SUPPLIED INFORMATION:
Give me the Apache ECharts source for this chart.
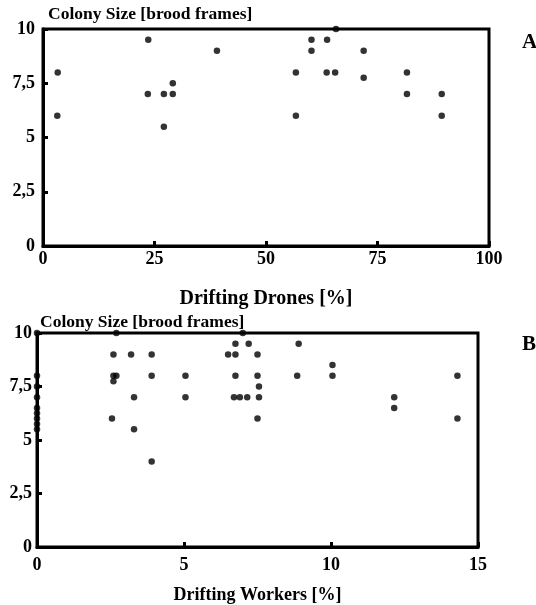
<!DOCTYPE html>
<html>
<head>
<meta charset="utf-8">
<script src="https://cdn.jsdelivr.net/npm/echarts@6/dist/echarts.min.js"></script>
<style>
html,body{margin:0;padding:0;background:#fff;}
#chart{width:536px;height:605px;}
</style>
</head>
<body>
<div id="chart"></div>
<script>
// Panel A: drifting drones vs colony size
const dronesX = [3.3, 3.2, 23.6, 23.5, 27.1, 29.1, 29.1, 27.1, 39, 65.7, 60.2, 63.7, 60.2, 71.9, 56.7, 63.6, 65.5, 71.9, 81.6, 81.6, 89.4, 89.4, 56.7];
const dronesY = [8, 6, 9.5, 7, 7, 7.5, 7, 5.5, 9, 10, 9.5, 9.5, 9, 9, 8, 8, 8, 7.75, 8, 7, 7, 6, 6];
// Panel B: drifting workers vs colony size
const workersX = [0, 0, 0, 0, 0, 0, 0, 0, 0,
  2.7, 2.6, 3.2, 3.9, 2.6, 2.7, 2.6, 3.3, 3.9, 5.05, 5.05, 2.55, 3.3, 3.9,
  7.0, 6.75, 7.2, 6.5, 6.75, 7.5, 6.75, 7.5, 7.55, 6.7, 6.9, 7.15, 7.55, 7.5,
  8.9, 8.85, 10.05, 10.05, 12.15, 12.15, 14.3, 14.3];
const workersY = [10, 8, 7.5, 7, 6.5, 6.25, 6, 5.75, 5.5,
  10, 9, 9, 9, 8, 8, 7.75, 7, 8, 8, 7, 6, 5.5, 4,
  10, 9.5, 9.5, 9, 9, 9, 8, 8, 7.5, 7, 7, 7, 7, 6,
  9.5, 8, 8.5, 8, 7, 6.5, 8, 6];
const yTicks = { min: 0, max: 10, interval: 2.5 };
const dronesTicks = { min: 0, max: 100, interval: 25 };
const workersTicks = { min: 0, max: 15, interval: 5 };
const yTitle = 'Colony Size [brood frames]';
const xTitleA = 'Drifting Drones [%]';
const xTitleB = 'Drifting Workers [%]';

const FONT = "'Liberation Serif','Times New Roman',serif";
const pairs = (xs, ys) => xs.map((x, i) => [x, ys[i]]);
const fmtComma = v => String(v).replace('.', ',');

const axisLine = { show: true, lineStyle: { color: '#000', width: 3 } };
const axisTick = { show: true, inside: true, length: 5, lineStyle: { color: '#000', width: 3 } };
const label = { color: '#000', fontFamily: FONT, fontWeight: 'bold', fontSize: 18 };

function yAxis(gridIndex, nameGap, padLeft, labelMargin) {
  return {
    type: 'value', gridIndex, min: yTicks.min, max: yTicks.max, interval: yTicks.interval,
    name: yTitle, nameLocation: 'end', nameGap: nameGap,
    nameTextStyle: { color: '#000', fontFamily: FONT, fontWeight: 'bold', fontSize: 17.5, align: 'left', padding: [0, 0, 0, padLeft] },
    axisLine, axisTick, splitLine: { show: false },
    axisLabel: Object.assign({ formatter: fmtComma, margin: labelMargin }, label)
  };
}
function xAxis(gridIndex, t, name, nameSize, nameGap, labelMargin) {
  return {
    type: 'value', gridIndex, min: t.min, max: t.max, interval: t.interval,
    name, nameLocation: 'middle', nameGap,
    nameTextStyle: { color: '#000', fontFamily: FONT, fontWeight: 'bold', fontSize: nameSize },
    axisLine, axisTick, splitLine: { show: false },
    axisLabel: Object.assign({ margin: labelMargin }, label)
  };
}

const chart = echarts.init(document.getElementById('chart'), null, { renderer: 'canvas' });
chart.setOption({
  backgroundColor: '#fff',
  animation: false,
  title: [
    { text: 'A', left: 517, top: 27, textStyle: { fontFamily: FONT, fontWeight: 'bold', fontSize: 21, color: '#000' } },
    { text: 'B', left: 517, top: 329, textStyle: { fontFamily: FONT, fontWeight: 'bold', fontSize: 21, color: '#000' } }
  ],
  grid: [
    { left: 43, right: 47, top: 29, bottom: 359, outerBoundsMode: 'none', containLabel: false, show: true, borderColor: '#000', borderWidth: 3, backgroundColor: 'transparent' },
    { left: 37, right: 58, top: 333, bottom: 58, outerBoundsMode: 'none', containLabel: false, show: true, borderColor: '#000', borderWidth: 3, backgroundColor: 'transparent' }
  ],
  xAxis: [
    xAxis(0, dronesTicks, xTitleA, 20, 43, 4),
    xAxis(1, workersTicks, xTitleB, 18, 39, 9)
  ],
  yAxis: [yAxis(0, 6, 5, 8), yAxis(1, 2, 3, 5)],
  series: [
    { type: 'scatter', xAxisIndex: 0, yAxisIndex: 0, data: pairs(dronesX, dronesY), symbol: 'circle', symbolSize: 6.5, clip: false, itemStyle: { color: '#000' } },
    { type: 'scatter', xAxisIndex: 1, yAxisIndex: 1, data: pairs(workersX, workersY), symbol: 'circle', symbolSize: 6.5, clip: false, itemStyle: { color: '#000' } }
  ]
});
</script>
</body>
</html>
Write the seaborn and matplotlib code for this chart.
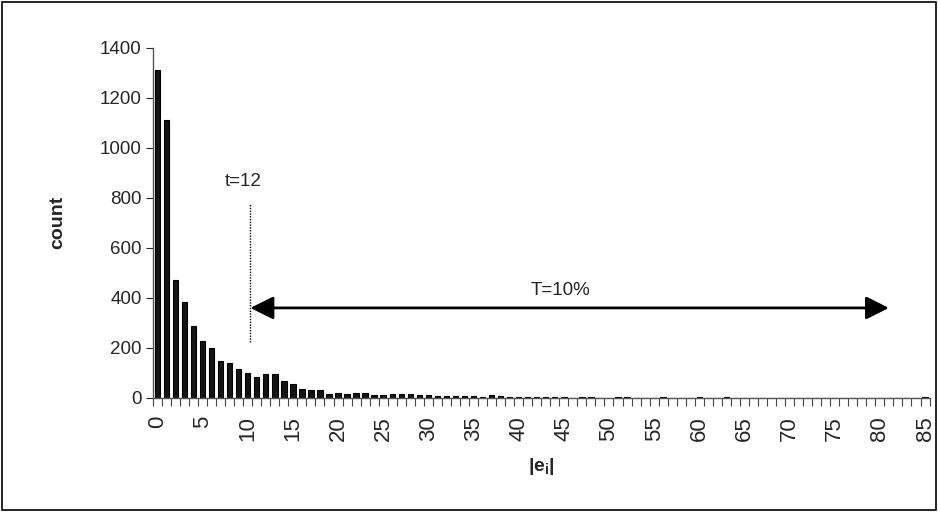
import numpy as np
import pandas as pd
import matplotlib
matplotlib.use('Agg')
import matplotlib.pyplot as plt
import seaborn as sns
from matplotlib.patches import Rectangle

# |e| values and their counts
error_values = list(range(86))
counts = [1310, 1110, 470, 385, 288, 227, 200, 147, 140, 117,
          100, 83, 95, 94, 66, 56, 37, 30, 31, 17,
          21, 17, 20, 18, 10, 12, 15, 17, 15, 10,
          11, 6, 9, 6, 6, 6, 5, 10, 6, 5,
          5, 5, 5, 5, 5, 5, 0, 4, 4, 0,
          0, 4, 4, 0, 0, 0, 3, 0, 0, 0,
          3, 0, 0, 3, 0, 0, 0, 0, 0, 0,
          0, 0, 0, 0, 0, 0, 0, 0, 0, 0,
          0, 0, 0, 0, 0, 3]
y_ticks = [0, 200, 400, 600, 800, 1000, 1200, 1400]
x_label_every = 5

df = pd.DataFrame({'err': error_values, 'count': counts})

sns.set_style('white')
plt.rcParams['font.family'] = ['Liberation Sans', 'DejaVu Sans']
plt.rcParams['mathtext.fontset'] = 'custom'
plt.rcParams['mathtext.rm'] = 'Liberation Sans'
plt.rcParams['mathtext.bf'] = 'Liberation Sans:bold'

fig = plt.figure(figsize=(9.38, 5.12), dpi=100)
ax = fig.add_axes([0.163, 0.2227, 0.828, 0.684])

sns.barplot(data=df, x='err', y='count', color='#141414', edgecolor='black',
            linewidth=0.8, width=0.6, saturation=1, ax=ax)

ax.set_xlim(-0.5, len(error_values) - 0.5)
ax.set_ylim(0, 1400)
ax.set_yticks(y_ticks)
ax.tick_params(axis='y', labelsize=13.5, length=5, width=0.8, direction='out', left=True, pad=3)

# labels every 5 at bar centres, small ticks between categories
label_pos = [v for v in error_values if v % x_label_every == 0]
ax.set_xticks(label_pos)
ax.set_xticklabels([str(v) for v in label_pos], rotation=90, fontsize=16)
ax.tick_params(axis='x', which='major', length=0, pad=13)
ax.set_xticks(np.arange(-0.5, len(error_values), 1), minor=True)
ax.tick_params(axis='x', which='minor', length=6, width=0.8, direction='out', bottom=True, color='#444444')

for s in ['top', 'right']:
    ax.spines[s].set_visible(False)
for s in ['left', 'bottom']:
    ax.spines[s].set_color('#555555')
    ax.spines[s].set_linewidth(1.0)

ax.set_xlabel(r'$\mathbf{|e_i|}$', fontsize=14, fontweight='bold', labelpad=11)
ax.set_ylabel('count', fontsize=14, fontweight='bold', labelpad=24)

# threshold annotations
ax.plot([10.3, 10.3], [222, 780], linestyle=(0, (1, 1)), color='black', linewidth=1)
ax.text(9.5, 864, 't=12', ha='center', va='center', fontsize=13.5)
ax.annotate('', xy=(10.3, 360), xytext=(81.0, 360),
            arrowprops=dict(arrowstyle='<|-|>,head_length=1.0,head_width=0.5',
                            color='black', linewidth=2, mutation_scale=14,
                            shrinkA=0, shrinkB=0))
ax.text(44.6, 431, 'T=10%', ha='center', va='center', fontsize=13.5)

# outer frame
fig.patches.append(Rectangle((0.002, 0.003), 0.996, 0.994, transform=fig.transFigure,
                             fill=False, edgecolor='black', linewidth=1.2))

fig.savefig('out.png', dpi=100)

WHAT YOU SHOULD DO: Select all lines with the word "this" from the entries above.

WORKED ANSWER:
Give me the Apache ECharts source for this chart.
Write the seaborn and matplotlib code for this chart.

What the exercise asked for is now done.